Lidle wasn't a Yankee in the sense that Munson was a Yankee. Munson was the captain of two world championship teams, the rocksteady catcher who handled the masterpieces of Ron Guidry. Lidle was a journeyman pitcher who came to the Yankees from Philadelphia in July. The Yankees were his seventh team.
Losing Munson in a midseason plane crash was a terrifying shock. It ripped out the heart and soul of the team, and they never really recovered until their next World Series title in 1996.
Losing Lidle is more a tragedy to the baseball community at large. You don't spend time with seven different teams without meeting a lot of people.
Reaction poured out over the airwaves Wednesday evening.
It's just sadder than sad," Mets pitching coach Rick Peterson told reporters. "It's horrific. It's almost unbelievable. It's a surreal moment."
Peterson was Lidle's pitching coach during his time with the Athletics.

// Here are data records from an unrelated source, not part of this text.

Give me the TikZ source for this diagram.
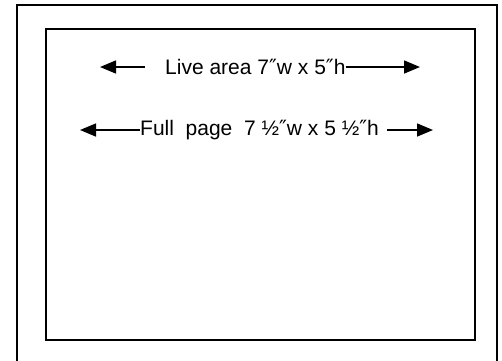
\documentclass[tikz,border=0pt]{standalone}
\usepackage{fontspec}
\setmainfont{Liberation Sans}
\newfontfamily\symf{DejaVu Sans}
\newcommand{\dprime}{{\symf\symbol{"2033}}}
\usetikzlibrary{arrows.meta}
\begin{document}
\begin{tikzpicture}[x=1pt,y=-1pt,
  frame/.style={line width=2pt,draw=black},
  arr/.style={line width=1.5pt,-{Triangle[length=16pt,width=13pt]}},
  lbl/.style={inner sep=0pt,anchor=west,font=\fontsize{21}{24}\selectfont}]
\useasboundingbox[fill=white] (0,0) rectangle (502,360);
\begin{scope}
\clip (0,0) rectangle (502,360);
\draw[frame] (17,5) rectangle (497,380);
\end{scope}
\draw[frame] (46,29) rectangle (475,340);
\node[lbl] (live) at (165,67) {Live area 7\dprime w x 5\dprime h};
\coordinate (l1) at (145,67);
\coordinate (l1t) at (100,67);
\coordinate (l2t) at (420,67);
\draw[arr] (l1) -- (l1t);
\draw[arr] (live.east) -- (l2t);
\node[lbl] (full) at (140,130) {Full\ \ page\ \ 7 ½\dprime w x 5 ½\dprime h};
\coordinate (f1t) at (80,130);
\coordinate (f2) at (387,130);
\coordinate (f2t) at (433,130);
\draw[arr] (full.west) -- (f1t);
\draw[arr] (f2) -- (f2t);
\end{tikzpicture}
\end{document}
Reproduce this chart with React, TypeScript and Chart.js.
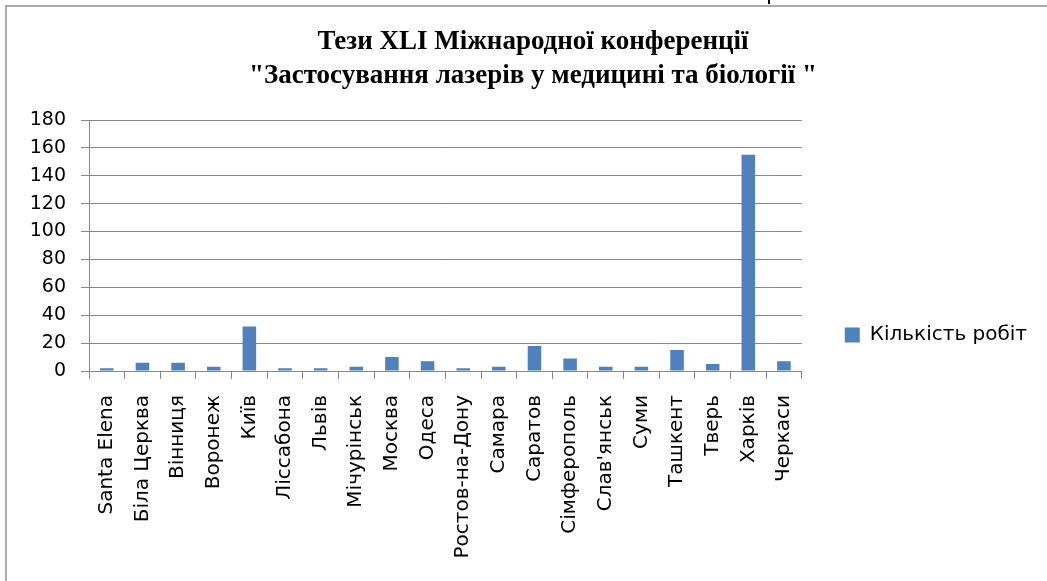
import React, { useEffect, useRef } from "react";
import { Chart, registerables } from "chart.js";

Chart.register(...registerables);

const categories = [
  "Santa Elena",
  "Біла Церква",
  "Вінниця",
  "Воронеж",
  "Київ",
  "Ліссабона",
  "Львів",
  "Мічурінськ",
  "Москва",
  "Одеса",
  "Ростов-на-Дону",
  "Самара",
  "Саратов",
  "Сімферополь",
  "Слав'янськ",
  "Суми",
  "Ташкент",
  "Тверь",
  "Харків",
  "Черкаси",
];

const workCounts = [2, 6, 6, 3, 32, 2, 2, 3, 10, 7, 2, 3, 18, 9, 3, 3, 15, 5, 155, 7];

const seriesLabel = "Кількість робіт";

const titleLines = [
  "Тези XLI Міжнародної конференції",
  "\"Застосування лазерів у медицині та біології \"",
];

const yMin = 0;
const yMax = 180;
const yStep = 20;

const CANVAS_W = 1052;
const CANVAS_H = 656;

export default function App() {
  const canvasRef = useRef<HTMLCanvasElement | null>(null);

  useEffect(() => {
    const canvas = canvasRef.current;
    if (!canvas) return;
    const chart = new Chart(canvas, {
      type: "bar",
      data: {
        labels: categories,
        datasets: [
          {
            label: seriesLabel,
            data: workCounts,
            backgroundColor: "#4F81BD",
            borderWidth: 0,
            categoryPercentage: 1,
            barPercentage: 0.38,
          },
        ],
      },
      options: {
        animation: false,
        responsive: false,
        maintainAspectRatio: false,
        devicePixelRatio: 1,
        layout: { padding: { left: 22, right: 22, top: 0, bottom: 0 } },
        plugins: {
          title: {
            display: true,
            text: titleLines,
            color: "#000",
            font: { family: "'Liberation Serif', serif", size: 27, weight: "bold", lineHeight: 34 / 27 },
            padding: { top: 18, bottom: 27 },
          },
          legend: {
            display: true,
            position: "right",
            align: "center",
            labels: {
              boxWidth: 15,
              boxHeight: 15,
              padding: 43,
              color: "#000",
              font: { family: "'DejaVu Sans', sans-serif", size: 20 },
            },
          },
          tooltip: { enabled: false },
        },
        scales: {
          x: {
            type: "category",
            afterFit: (scale: any) => {
              scale.height = CANVAS_H - 364;
            },
            grid: {
              display: true,
              offset: true,
              drawOnChartArea: false,
              drawTicks: true,
              tickLength: 8,
              color: "#888888",
            },
            border: { display: true, color: "#888888", width: 1 },
            ticks: {
              autoSkip: false,
              maxRotation: 90,
              minRotation: 90,
              padding: 16,
              color: "#000",
              font: { family: "'DejaVu Sans', sans-serif", size: 20 },
            },
          },
          y: {
            min: yMin,
            max: yMax,
            afterFit: (scale: any) => {
              scale.width = 60;
            },
            grid: {
              display: true,
              drawTicks: true,
              tickLength: 8,
              color: "#888888",
            },
            border: { display: true, color: "#888888", width: 1 },
            ticks: {
              stepSize: yStep,
              padding: 15,
              color: "#000",
              font: { family: "'DejaVu Sans', sans-serif", size: 19 },
            },
          },
        },
      },
    });
    return () => chart.destroy();
  }, []);

  return (
    <div
      style={{
        position: "fixed",
        left: 0,
        top: 0,
        width: 1047,
        height: 581,
        overflow: "hidden",
        background: "#fff",
      }}
    >
      <div
        style={{
          position: "absolute",
          left: 5,
          top: 5,
          width: 1100,
          height: 700,
          borderLeft: "2px solid #aaaaaa",
          borderTop: "2px solid #aaaaaa",
        }}
      />
      <div
        style={{
          position: "absolute",
          left: 768,
          top: 0,
          width: 2,
          height: 4,
          background: "#000",
        }}
      />
      <canvas
        ref={canvasRef}
        width={CANVAS_W}
        height={CANVAS_H}
        style={{ position: "absolute", left: 7, top: 7, width: CANVAS_W, height: CANVAS_H }}
      />
    </div>
  );
}
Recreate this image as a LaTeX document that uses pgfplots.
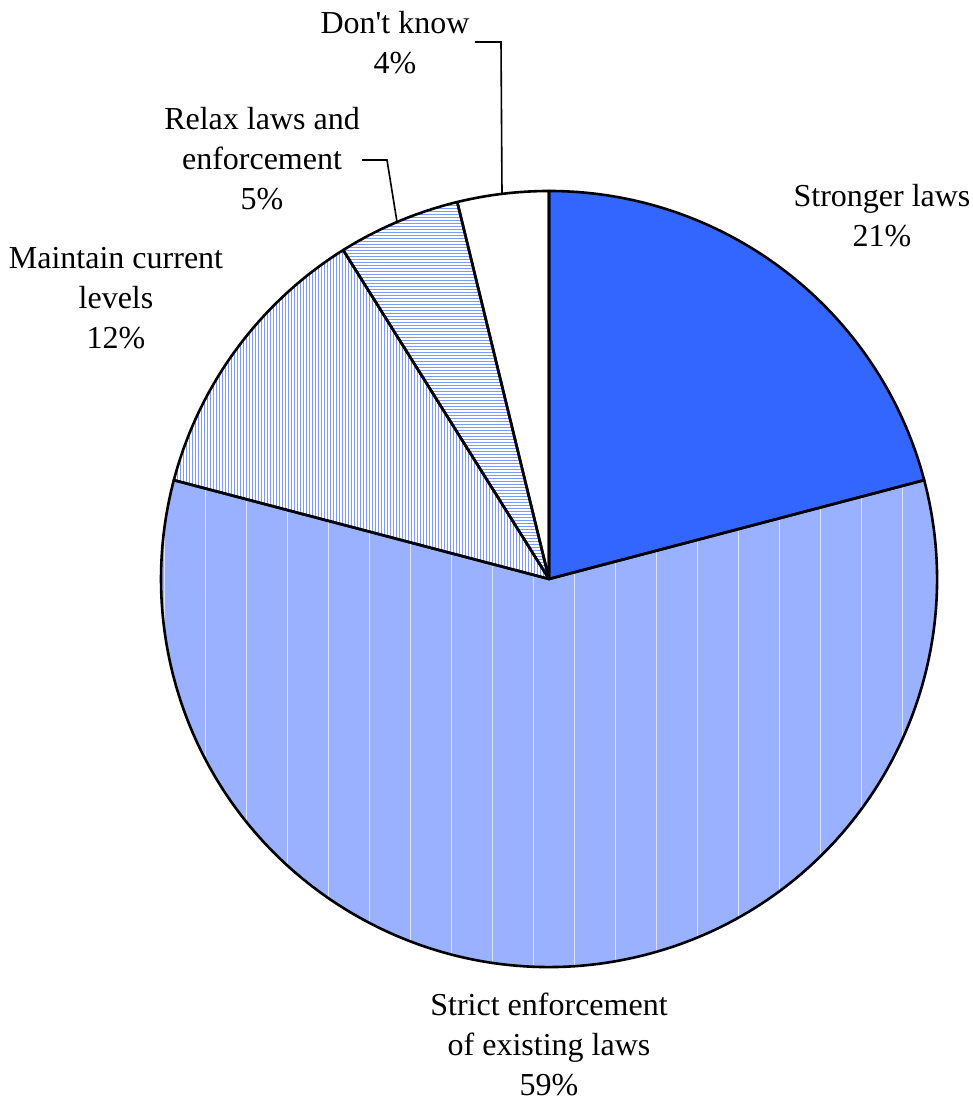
\documentclass[border=0pt]{standalone}
\usepackage{pgfplots}
\pgfplotsset{compat=1.18}
\usepackage{pgfplotstable}
\usepackage{fontspec}
\setmainfont{Liberation Serif}
\usetikzlibrary{patterns.meta}
\definecolor{pieblue}{HTML}{3366FF}
\definecolor{strictblue}{HTML}{99B1FF}
\tikzdeclarepattern{name=wvl, type=uncolored, bounding box={(0,0) and (20.5pt,10pt)}, tile size={(20.5pt,10pt)},
  code={\draw[line width=0.6pt] (0,-1pt) -- (0,11pt);}}
\tikzdeclarepattern{name=bvl, type=uncolored, bounding box={(0,0) and (1.5pt,1.5pt)}, tile size={(1.5pt,1.5pt)},
  code={\draw[line width=0.7pt] (0,-0.5pt) -- (0,2pt);}}
\tikzdeclarepattern{name=bhl, type=uncolored, bounding box={(0,0) and (1.5pt,1.5pt)}, tile size={(1.5pt,1.5pt)},
  code={\draw[line width=0.7pt] (-0.5pt,0) -- (2pt,0);}}
\newcommand\lbl{\fontsize{16}{20}\selectfont}
\pgfplotstableread{
label value
Stronger 20.9
Strict 58.2
Maintain 12.0
Relax 5.1
Dontknow 3.8
}\piedata
\pgfplotstablegetelem{0}{value}\of\piedata \let\vA\pgfplotsretval
\pgfplotstablegetelem{1}{value}\of\piedata \let\vB\pgfplotsretval
\pgfplotstablegetelem{2}{value}\of\piedata \let\vC\pgfplotsretval
\pgfplotstablegetelem{3}{value}\of\piedata \let\vD\pgfplotsretval
\pgfplotstablegetelem{4}{value}\of\piedata \let\vE\pgfplotsretval
\pgfmathsetmacro\aO{90}
\pgfmathsetmacro\aA{\aO-3.6*\vA}
\pgfmathsetmacro\aB{\aA-3.6*\vB}
\pgfmathsetmacro\aC{\aB-3.6*\vC}
\pgfmathsetmacro\aD{\aC-3.6*\vD}
\pgfmathsetmacro\aE{\aD-3.6*\vE}
\newcommand\slice[3]{(axis cs:549,524) -- ++(#1:194pt) arc[start angle=#1, end angle=#2, radius=194pt] -- cycle}
\begin{document}
\begin{tikzpicture}
\begin{axis}[hide axis, scale only axis, width=486.5pt, height=551.5pt,
  xmin=0, xmax=973, ymin=0, ymax=1103, clip=false]
\addplot[draw=none] coordinates {(0,0) (973,1103)};
\coordinate (ll) at (axis cs:0,0);
\coordinate (ur) at (axis cs:973,1103);
% slices
\path[fill=pieblue] \slice{\aO}{\aA}{};
\path[fill=strictblue, postaction={pattern=wvl, pattern color=white}] \slice{\aA}{\aB}{};
\path[fill=white, postaction={pattern=bvl, pattern color=pieblue}] \slice{\aB}{\aC}{};
\path[fill=white, postaction={pattern=bhl, pattern color=pieblue}] \slice{\aC}{\aD}{};
\path[fill=white] \slice{\aD}{\aE}{};
\draw[line width=1.3pt, line join=round] \slice{\aO}{\aA}{};
\draw[line width=1.3pt, line join=round] \slice{\aA}{\aB}{};
\draw[line width=1.3pt, line join=round] \slice{\aB}{\aC}{};
\draw[line width=1.3pt, line join=round] \slice{\aC}{\aD}{};
\draw[line width=1.3pt, line join=round] \slice{\aD}{\aE}{};
% leader lines
\draw[line width=0.8pt] (axis cs:475,1061) -- (axis cs:501,1061) -- (axis cs:502,910);
\draw[line width=0.8pt] (axis cs:362,943) -- (axis cs:387,943) -- (axis cs:397,881);
% labels
\node[align=center, font=\lbl] at (axis cs:882,887) {Stronger laws\\21\%};
\node[align=center, font=\lbl] at (axis cs:549,59) {Strict enforcement\\of existing laws\\59\%};
\node[align=center, font=\lbl] at (axis cs:116,805) {Maintain current\\levels\\12\%};
\node[align=center, font=\lbl] at (axis cs:262,944) {Relax laws and\\enforcement\\5\%};
\node[align=center, font=\lbl] at (axis cs:395,1060) {Don\textquotesingle t know\\4\%};
\end{axis}
\pgfresetboundingbox
\path[use as bounding box] (ll) rectangle (ur);
\end{tikzpicture}
\end{document}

"This is a terrible and shocking tragedy that has stunned the entire Yankees organization," Yankees owner George Steinbrenner said in a statement released to the media Wednesday.
It's just not right. On the same day that Lidle died, Indiana Pacers guard Stephen Jackson was charged in connection with an altercation outside an Indianapolis night club. Jackson reportedly was punched, hit by a car and fired warning shots in the air from a gun he was carrying.
While other athletes spend their free time smoking pot, getting into altercations at night clubs, recklessly riding motorcycles, shooting up steroids and abusing their women, Lidle was spending his free time trying to find peace in the one place where it always is: in the sky, hundreds and thousands of feet above the din of civilization. For that, he paid with his life.
"No matter what's going on in your life, when you get up in that plane, everything's gone," he told Comcast SportsNet in April.
Next April, he won't be in uniform. And there will only be an empty locker in Yankee Stadium that once bore his name.
Out in California, there is now a widow and a child without a father.
All it took was one second and a wrong turn in the October sky.